|
Seattle, USA, December 2, 1999; Médecins Sans Frontières, Health Action International and the Consumer Project on Technology today welcomed President Clinton's World Trade Organization (WTO) announcement that the United States government would change U.S. trade policy to support greater access to lifesaving medicines. The three public health groups also hailed the U.S. President's speech for raising health as a critical issue for the agenda of the WTO talks and hoped that other nations would also ensure that intellectual property rights do not negatively impact public health.
The groups urged President Clinton to back up his words with concrete actions by removing current trade pressures against poor countries on health care related disputes. The health advocates also urged the WTO Member States to create a Standing Working Group on Access to Medicines to ensure that the WTO rules do not impede access to lifesaving medicines.
In his speech to WTO ministers, President Clinton said "...the United States will henceforward implement its health care and trade policies in a manner that ensures that people in the poorest countries won't have to go without medicine they so desperately need." The United States Trade Representative (USTR) Charlene Barshefsky and Health and Human Services Secretary Donna E. Shalala also announced a new co-operative arrangement whereby the USTR promised that public health officials would assess the health ramifications of the U.S. intellectual property rights policy. This change in U.S. policy opens the door to effective use of compulsory licensing by national governments for making essential medicines available to their citizens.
"On a daily basis, our doctors in developing countries witness people dying from the lack of access to affordable lifesaving medicines," said Daniel Berman, coordinator of the Médecins Sans Frontières (MSF) Access to Essential Medicines Campaign. "Although this U.S. policy change is an important first step, it is important that health concerns become more broadly integrated into the WTO rules."
The three groups specifically called for the creation of a WTO Standing Working Group on Access to Medicines to review issues concerning intellectual property rules as they relate to access to medicines.
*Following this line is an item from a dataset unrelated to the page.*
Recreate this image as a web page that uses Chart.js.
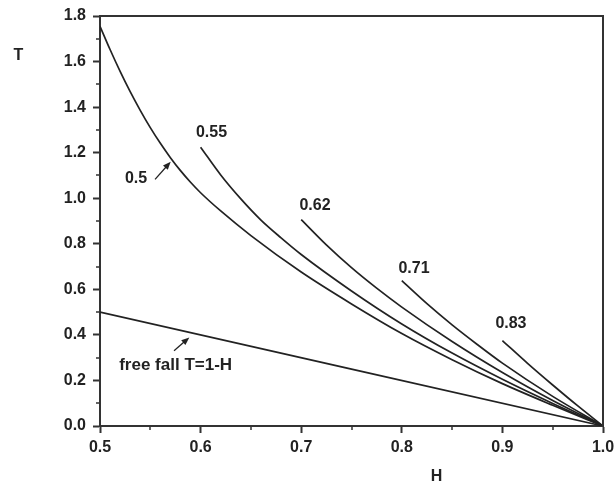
<!DOCTYPE html>
<html>
<head>
<meta charset="utf-8">
<script src="https://cdn.jsdelivr.net/npm/chart.js@4/dist/chart.umd.min.js"></script>
<style>
html,body{margin:0;padding:0;background:#fff;}
#wrap{width:616px;height:484px;position:relative;}
</style>
</head>
<body>
<div id="wrap"><canvas id="c" width="616" height="484"></canvas></div>
<script>
// ---- data ----
const H_05  = [0.50, 0.51, 0.52, 0.53, 0.54, 0.55, 0.56, 0.57, 0.58, 0.59, 0.60, 0.62, 0.65, 0.70, 0.75, 0.80, 0.85, 0.90, 0.95, 1.00];
const T_05  = [1.755,1.653,1.557,1.468,1.386,1.310,1.241,1.178,1.121,1.070,1.024,0.944,0.836,0.676,0.536,0.406,0.291,0.186,0.091,0.00];
const H_055 = [0.60, 0.62, 0.64, 0.66, 0.68, 0.70, 0.75, 0.80, 0.85, 0.90, 0.95, 1.00];
const T_055 = [1.224,1.102,0.997,0.904,0.826,0.753,0.593,0.448,0.320,0.205,0.099,0.00];
const H_062 = [0.70, 0.725, 0.75, 0.775, 0.80, 0.85, 0.90, 0.95, 1.00];
const T_062 = [0.906,0.795, 0.695,0.605, 0.522,0.371,0.235,0.112,0.00];
const H_071 = [0.80, 0.825, 0.85, 0.875, 0.90, 0.95, 1.00];
const T_071 = [0.638,0.537, 0.444,0.358, 0.276,0.130,0.00];
const H_083 = [0.90, 0.925, 0.95, 0.975, 1.00];
const T_083 = [0.375,0.275, 0.180,0.088, 0.00];
const H_FF  = [0.50, 1.00];
const T_FF  = [0.50, 0.00];

const curveLabels = ["0.5", "0.55", "0.62", "0.71", "0.83"];
const xTickLabels = ["0.5", "0.6", "0.7", "0.8", "0.9", "1.0"];
const yTickLabels = ["0.0", "0.2", "0.4", "0.6", "0.8", "1.0", "1.2", "1.4", "1.6", "1.8"];
const xTitle = "H";
const yTitle = "T";
const freeFallLabel = "free fall T=1-H";

// annotation anchors (data units)
const textAnchors = [
  {text: curveLabels[0], h: 0.5358, t: 1.0865, size: 16},
  {text: curveLabels[1], h: 0.6108, t: 1.288,  size: 16},
  {text: curveLabels[2], h: 0.7137, t: 0.968,  size: 16},
  {text: curveLabels[3], h: 0.8121, t: 0.689,  size: 16},
  {text: curveLabels[4], h: 0.9085, t: 0.450,  size: 16},
  {text: freeFallLabel,  h: 0.5752, t: 0.268,  size: 17}
];
const arrows = [
  {h0: 0.5547, t0: 1.083, h1: 0.5703, t1: 1.160},
  {h0: 0.5736, t0: 0.3306, h1: 0.5888, t1: 0.389}
];

const INK = '#222';
const AXIS = '#333';

function pts(hs, ts){ return hs.map((h,i)=>({x:h, y:ts[i]})); }
function ds(hs, ts){
  return {data: pts(hs, ts), borderColor: INK, borderWidth: 1.7, pointRadius: 0,
          fill: false, cubicInterpolationMode: 'monotone'};
}

const overlay = {
  id: 'overlay',
  afterDraw(chart){
    const ctx = chart.ctx, xs = chart.scales.x, ys = chart.scales.y, a = chart.chartArea;
    ctx.save();
    ctx.strokeStyle = AXIS; ctx.lineWidth = 2;
    ctx.beginPath();
    ctx.moveTo(a.left, a.top); ctx.lineTo(a.right, a.top); ctx.lineTo(a.right, a.bottom);
    ctx.stroke();
    ctx.lineWidth = 1.5;
    ctx.beginPath();
    for (let k = 0; k < 5; k++){
      const v = 0.55 + k*0.1;
      const px = Math.round(xs.getPixelForValue(v));
      ctx.moveTo(px, a.bottom); ctx.lineTo(px, a.bottom + 4);
    }
    for (let k = 0; k < 9; k++){
      const v = 0.1 + k*0.2;
      const py = Math.round(ys.getPixelForValue(v));
      ctx.moveTo(a.left, py); ctx.lineTo(a.left - 4, py);
    }
    ctx.stroke();
    ctx.fillStyle = INK;
    ctx.textAlign = 'center'; ctx.textBaseline = 'middle';
    textAnchors.forEach(tx => {
      ctx.font = 'bold ' + tx.size + 'px "Liberation Sans", Arial, sans-serif';
      ctx.fillText(tx.text, xs.getPixelForValue(tx.h), ys.getPixelForValue(tx.t));
    });
    ctx.font = 'bold 16px "Liberation Sans", Arial, sans-serif';
    ctx.fillText(yTitle, 18.5, ys.getPixelForValue(1.625));
    ctx.fillText(xTitle, xs.getPixelForValue(0.8345), 477);
    ctx.strokeStyle = INK; ctx.lineWidth = 1.3;
    arrows.forEach(ar => {
      const x0 = xs.getPixelForValue(ar.h0), y0 = ys.getPixelForValue(ar.t0);
      const x1 = xs.getPixelForValue(ar.h1), y1 = ys.getPixelForValue(ar.t1);
      const ang = Math.atan2(y1 - y0, x1 - x0);
      ctx.beginPath(); ctx.moveTo(x0, y0); ctx.lineTo(x1 - 4*Math.cos(ang), y1 - 4*Math.sin(ang)); ctx.stroke();
      const L = 8, W = 3.2;
      ctx.beginPath();
      ctx.moveTo(x1, y1);
      ctx.lineTo(x1 - L*Math.cos(ang) + W*Math.sin(ang), y1 - L*Math.sin(ang) - W*Math.cos(ang));
      ctx.lineTo(x1 - L*Math.cos(ang) - W*Math.sin(ang), y1 - L*Math.sin(ang) + W*Math.cos(ang));
      ctx.closePath(); ctx.fill();
    });
    ctx.restore();
  }
};

const tickFont = {family: '"Liberation Sans", Arial, sans-serif', size: 16, weight: 'bold'};

new Chart(document.getElementById('c'), {
  type: 'line',
  data: {
    datasets: [ds(H_05, T_05), ds(H_055, T_055), ds(H_062, T_062), ds(H_071, T_071), ds(H_083, T_083), ds(H_FF, T_FF)]
  },
  options: {
    responsive: false,
    animation: false,
    devicePixelRatio: 1,
    layout: {padding: {left: 0, top: 16, right: 13, bottom: 0}},
    plugins: {legend: {display: false}, tooltip: {enabled: false}},
    scales: {
      x: {
        type: 'linear', min: 0.5, max: 1.0,
        afterBuildTicks: s => { s.ticks = xTickLabels.map(l => ({value: parseFloat(l)})); },
        ticks: {callback: (v, i) => xTickLabels[i], font: tickFont, color: INK, padding: 5, maxRotation: 0, autoSkip: false},
        grid: {drawOnChartArea: false, drawTicks: true, tickLength: 7, tickWidth: 2, tickColor: AXIS},
        border: {display: true, color: AXIS, width: 2},
        afterFit: s => { s.height = 58; s.paddingLeft = 0; s.paddingRight = 0; }
      },
      y: {
        type: 'linear', min: 0, max: 1.8,
        afterBuildTicks: s => { s.ticks = yTickLabels.map(l => ({value: parseFloat(l)})); },
        ticks: {callback: (v, i) => yTickLabels[i], font: tickFont, color: INK, padding: 7, autoSkip: false},
        grid: {drawOnChartArea: false, drawTicks: true, tickLength: 7, tickWidth: 2, tickColor: AXIS},
        border: {display: true, color: AXIS, width: 2},
        afterFit: s => { s.width = 100; s.paddingTop = 0; s.paddingBottom = 0; }
      }
    }
  },
  plugins: [overlay]
});
</script>
</body>
</html>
This Working Group would also help developing countries use the existing provisions within the Agreement on Trade-Related Aspects of Intellectual Property Rights (TRIPS) that allow for the protection of health.
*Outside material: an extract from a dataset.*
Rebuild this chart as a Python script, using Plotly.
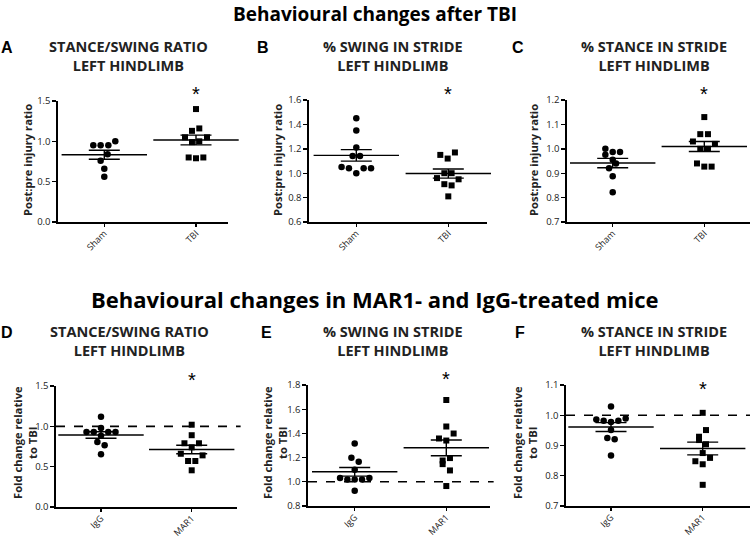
import numpy as np
import plotly.graph_objects as go

# ---------------- data ----------------
groups_top = ["Sham", "TBI"]
groups_bot = ["IgG", "MAR1"]

A_sham = [0.95, 0.95, 0.95, 1.00, 0.84, 0.76, 0.66, 0.56]
A_tbi = [1.40, 1.16, 1.13, 1.05, 1.05, 0.99, 1.00, 0.80, 0.79, 0.80]
B_sham = [1.45, 1.35, 1.21, 1.14, 1.14, 1.05, 1.04, 1.00, 1.04, 1.04]
B_tbi = [1.15, 1.12, 1.17, 1.00, 1.00, 0.96, 0.95, 0.91, 0.90, 0.81]
C_sham = [1.00, 0.976, 0.987, 0.987, 0.955, 0.94, 0.92, 0.887, 0.822]
C_tbi = [1.13, 1.06, 1.06, 1.03, 1.02, 1.00, 1.00, 0.94, 0.927, 0.927]
D_igg = [1.12, 0.98, 0.93, 0.93, 0.93, 0.93, 0.884, 0.806, 0.764, 0.653]
D_mar1 = [1.02, 0.89, 0.79, 0.79, 0.74, 0.66, 0.64, 0.57, 0.57, 0.455]
E_igg = [1.316, 1.198, 1.165, 1.099, 1.031, 1.02, 1.02, 1.02, 1.031, 0.926]
E_mar1 = [1.676, 1.457, 1.399, 1.358, 1.341, 1.196, 1.176, 1.146, 1.094, 0.965]
F_igg = [1.029, 0.986, 0.982, 0.978, 0.982, 0.989, 0.951, 0.925, 0.921, 0.867]
F_mar1 = [1.008, 0.951, 0.929, 0.918, 0.904, 0.875, 0.859, 0.848, 0.838, 0.77]

# horizontal scatter spread of the points (layout only)
A_sham_dx = [-0.12, -0.04, 0.044, 0.12, 0.036, -0.04, 0, 0]
A_tbi_dx = [0, 0.036, -0.044, -0.12, 0.12, -0.044, 0.036, -0.08, 0, 0.08]
B_sham_dx = [0, 0, 0, -0.04, 0.04, -0.16, -0.08, 0, 0.08, 0.16]
B_tbi_dx = [-0.087, -0.007, 0.072, -0.043, 0.036, -0.123, 0.112, -0.043, 0.036, 0]
C_sham_dx = [-0.08, -0.08, 0, 0.08, 0, 0.036, -0.04, 0, 0]
C_tbi_dx = [0, -0.044, 0.04, -0.124, 0.116, -0.044, 0.04, -0.08, 0, 0.08]
D_igg_dx = [0, 0, -0.16, -0.08, 0.08, 0.16, 0, -0.04, 0.04, 0]
D_mar1_dx = [0, 0, -0.08, 0.08, 0, -0.12, 0.12, -0.04, 0.04, 0]
E_igg_dx = [0, -0.036, 0.044, 0, -0.16, -0.08, 0, 0.08, 0.16, 0]
E_mar1_dx = [0, 0, 0.08, -0.08, 0, 0.04, -0.04, -0.04, 0.04, 0]
F_igg_dx = [0, -0.16, -0.08, 0, 0.08, 0.16, 0, -0.04, 0.04, 0]
F_mar1_dx = [0, 0.036, -0.04, -0.04, 0.036, 0, 0.08, -0.08, 0, 0]

panel_letters = ["A", "B", "C", "D", "E", "F"]
panel_titles = ["STANCE/SWING RATIO<br>LEFT HINDLIMB", "% SWING IN STRIDE<br>LEFT HINDLIMB",
                "% STANCE IN STRIDE<br>LEFT HINDLIMB"] * 2
ytitle_top = "Post:pre injury ratio"
ytitle_bot = "Fold change relative<br>to TBI"
main_title_top = "Behavioural changes after TBI"
main_title_bot = "Behavioural changes in MAR1- and IgG-treated mice"

yranges = [(0, 1.5), (0.6, 1.6), (0.7, 1.2), (0, 1.5), (0.8, 1.8), (0.7, 1.1)]
ydticks = [0.5, 0.2, 0.1, 0.5, 0.2, 0.1]
ref_line = [None, None, None, 1.0, 1.0, 1.0]

# ---------------- layout geometry (screen pixels) ----------------
W, H = 750, 536


def fx(p):
    return p / W


def fy(p):
    return 1 - p / H


px_dom = [  # x0, x1, ytop, ybottom
    (58, 228, 101, 222), (309, 487, 100, 222), (567, 750, 100, 222),
    (56, 237, 386, 507), (308, 490, 385, 506), (566, 750, 385, 506)]
centers = [(104.3, 196), (356.3, 448.3), (612.7, 704.3),
           (101, 191.7), (354.7, 446.3), (611, 702.7)]

panels = [
    (groups_top, A_sham, A_tbi, A_sham_dx, A_tbi_dx),
    (groups_top, B_sham, B_tbi, B_sham_dx, B_tbi_dx),
    (groups_top, C_sham, C_tbi, C_sham_dx, C_tbi_dx),
    (groups_bot, D_igg, D_mar1, D_igg_dx, D_mar1_dx),
    (groups_bot, E_igg, E_mar1, E_igg_dx, E_mar1_dx),
    (groups_bot, F_igg, F_mar1, F_igg_dx, F_mar1_dx),
]

FONT = "Open Sans"
fig = go.Figure()
layout = dict(width=W, height=H, margin=dict(l=0, r=0, t=0, b=0, autoexpand=False),
              paper_bgcolor="white", plot_bgcolor="white", showlegend=False,
              annotations=[], shapes=[])

for i, (cats, g1, g2, dx1, dx2) in enumerate(panels):
    n = "" if i == 0 else str(i + 1)
    xa, ya = "x" + n, "y" + n
    x0, x1, yt, yb = px_dom[i]
    c0, c1 = centers[i]
    unit = c1 - c0
    xr = [(x0 - c0) / unit, (x1 - c0) / unit]
    for gi, (vals, dx, sym, sz) in enumerate([(g1, dx1, "circle", 6.5), (g2, dx2, "square", 6)]):
        fig.add_trace(go.Scatter(
            x=[gi + d for d in dx], y=vals, mode="markers", xaxis=xa, yaxis=ya,
            marker=dict(symbol=sym, size=sz, color="black", line=dict(width=0)),
            hoverinfo="y", cliponaxis=False))
        arr = np.array(vals)
        m = arr.mean()
        se = arr.std(ddof=1) / np.sqrt(len(arr))
        fig.add_trace(go.Scatter(
            x=[gi], y=[m], mode="markers", xaxis=xa, yaxis=ya,
            marker=dict(symbol="line-ew-open", size=61, color="black",
                        line=dict(width=1.4, color="black")),
            error_y=dict(type="data", array=[se], visible=True, width=15.5,
                         thickness=1.4, color="black"),
            hoverinfo="skip", cliponaxis=False))
    lo, hi = yranges[i]
    step = ydticks[i]
    tv = list(np.round(np.arange(lo, hi + 1e-9, step), 2))
    layout["xaxis" + n] = dict(
        domain=[fx(x0), min(fx(x1), 1.0)], anchor=ya, range=xr, tickvals=[0, 1], ticktext=cats,
        tickangle=-45, showline=True, linecolor="black", linewidth=1.6, ticks="outside",
        ticklen=3, tickwidth=1.4, tickcolor="black", showgrid=False, zeroline=False,
        ticklabelstandoff=-2,
        automargin=False, tickfont=dict(family=FONT, size=9, color="#222"), fixedrange=True)
    layout["yaxis" + n] = dict(
        domain=[fy(yb), fy(yt)], anchor=xa, range=[lo, hi], tickvals=tv,
        tickformat=".1f", showline=True, linecolor="black", linewidth=1.6, ticks="outside",
        ticklen=4, tickwidth=1.4, tickcolor="black", showgrid=False, zeroline=False,
        automargin=False, tickfont=dict(family=FONT, size=9.5, color="#222"), fixedrange=True)
    if ref_line[i] is not None:
        layout["shapes"].append(dict(type="line", xref=xa + " domain", yref=ya,
                                     x0=0, x1=1.02, y0=ref_line[i], y1=ref_line[i],
                                     line=dict(color="black", width=1.6, dash="dash")))
    # asterisk above second group
    star_y = [94, 94, 94, 380, 379, 389][i]
    layout["annotations"].append(dict(
        text="*", xref="paper", yref="paper", x=fx(c1), y=fy(star_y),
        showarrow=False, font=dict(family="Liberation Sans", size=20, color="black"),
        xanchor="center", yanchor="middle"))
    # panel title
    tcx = [128, 393, 654, 129, 393, 654][i]
    tcy = [56, 56, 56, 341, 341, 341][i]
    layout["annotations"].append(dict(
        text="<b>" + panel_titles[i] + "</b>", xref="paper", yref="paper",
        x=fx(tcx), y=fy(tcy), showarrow=False, xanchor="center", yanchor="middle",
        align="center", font=dict(family=FONT, size=14.5, color="#222")))
    # panel letter
    lx = [7, 263, 518, 7, 266, 520][i]
    ly = [47, 47, 47, 332, 332, 332][i]
    layout["annotations"].append(dict(
        text="<b>" + panel_letters[i] + "</b>", xref="paper", yref="paper",
        x=fx(lx), y=fy(ly), showarrow=False, xanchor="center", yanchor="middle",
        font=dict(family="Liberation Sans", size=16, color="black")))
    # y-axis title
    if i < 3:
        ax_x = [27, 277, 533][i]
        ttxt = ytitle_top
        ay_c = 160
    else:
        ax_x = [25, 275, 525][i - 3]
        ttxt = ytitle_bot
        ay_c = 443
    layout["annotations"].append(dict(
        text="<b>" + ttxt + "</b>", xref="paper", yref="paper", x=fx(ax_x), y=fy(ay_c),
        showarrow=False, textangle=-90, xanchor="center", yanchor="middle", align="center",
        font=dict(family=FONT, size=11.2, color="#222")))

layout["annotations"].append(dict(
    text="<b>" + main_title_top + "</b>", xref="paper", yref="paper", x=fx(375), y=fy(14),
    showarrow=False, xanchor="center", yanchor="middle",
    font=dict(family=FONT, size=19, color="black")))
layout["annotations"].append(dict(
    text="<b>" + main_title_bot + "</b>", xref="paper", yref="paper", x=fx(375), y=fy(299),
    showarrow=False, xanchor="center", yanchor="middle",
    font=dict(family=FONT, size=22, color="black")))

fig.update_layout(**layout)
fig.write_html("out.html", config={"displayModeBar": False, "staticPlot": True},
               post_script="document.body.style.margin='0';document.body.style.overflow='hidden';")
Ralph Nader's Consumer Project on Technology (CPT) also expressed optimism that public health considerations would be given more prominence, but asked President Clinton to follow his words with action, and stop U.S. trade pressures against not only South Africa, but Thailand, India, the Dominican Republic, the Philippines, and dozens of other poor countries.
"The U.S. government is constantly bullying countries that attempt to pass laws to make medicines more affordable," said James Love, director of CPT. "If Clinton is to be taken seriously, we'll have to see something concrete. For example, the U.S. could signal to Thailand that it can proceed with compulsory licenses for ddI, an important HIV drug, that was invented by the U.S. government, but sold at high prices by Bristol-Myers Squibb."
"This represents an opening for poor countries to step forward and fully utilize provisions in the TRIPS Agreement that allow them to make affordable lifesaving medicines available to their citizens," said Zafar Mirza, M.D., head of the Health Action International (HAI) delegation at the WTO meeting.